A long time ago, in a lifetime far, far away — when I was still eating flesh and muscle — there was a grand tradition during Summertime in Nebraska for family and friends to get together and eat outside under the sun, moon and stars.  BBQ was a rite of passage and to get there, you not only had to learn how to BBQ, you also had to be a master eater as well.

Unfortunately, for young children, eating meat on bone usually means there is some muscle and gristle and bones left behind — and some people, who were born poor and raised to be frugal — can get upset that one child’s “completely eaten chicken leg” is, in evidence, barely more than a single missing biteful.

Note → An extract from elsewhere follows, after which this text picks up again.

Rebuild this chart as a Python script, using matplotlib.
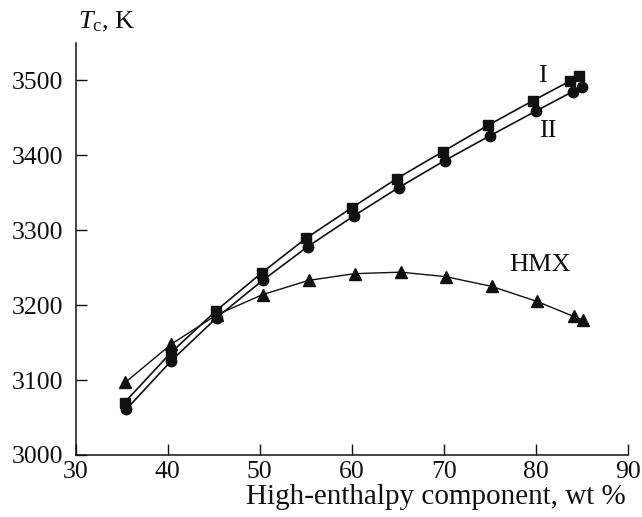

An old family friend, who was raised on a dirt poor farm in the Midwest would cringe at the uneaten leftovers, and instead of allowing the uneaten bits left on the chicken bones to be thrown away, he’d ask that any leftover bones — even bones stripped of any ready meat by ravenous teenagers and experienced adults — be piled on his plate so he could “finish them off” on behalf of the “starving children in Africa.”

My friend would then commence to consume every last bit of chicken, gristle and bone.  Like a dog, he would chew on each bone, consecutively and meticulously, so he could suck out the little bit of marrow in the dead body part.

It was always quite a show to watch him vacuum empty every single bone set before him. Jokes about a human garbage disposal abounded each time he set forth on that feat of hubris and demonstration of gastrointestinal strength; but the process was always sad and sloppy, and greasy, and gross, and the only thing left behind on his plate when he finished was something akin to residual nuclear ash from a bonfire of his vanity.

I’m not sure if a person ever stops feeling like an impoverished child — no matter how much money or success won as an adult.

One cannot help but feel the ongoing pain of a man who could not let a single chicken bone pass by with a little bit of gristle left hanging off the joint.

It was as if he were possessed — not by a need to be unwasteful — but by an overwhelming compulsion to confirm the hope he’d never have to go to bed again hungry, no matter how desperate he became, if he faithfully finished what others left behind.

A man like that can never satisfy the stricken child trapped within, and that’s a sort of silent suffering that no mound of chicken bones could ever mend.


  1. During the Jewish holiday of Passover there are two meals at which meat is traditionally served. One of the laws of Passover is that during the meal one is forbidden to suck the marrow from the bones, as the holiday celebrates the freedom of the Jewish people from Egypt and breaking bones to suck marrow is a sign of poverty — which we do not consider ourselves, at least during the holiday!

    Great story as always, David!

    1. That’s interesting!

      I know in some steak houses beef marrow is a delicacy — “nature’s butter” — and you spread it on toast or just scoop it from the bone, but the whole notion is a little displeasurable to me.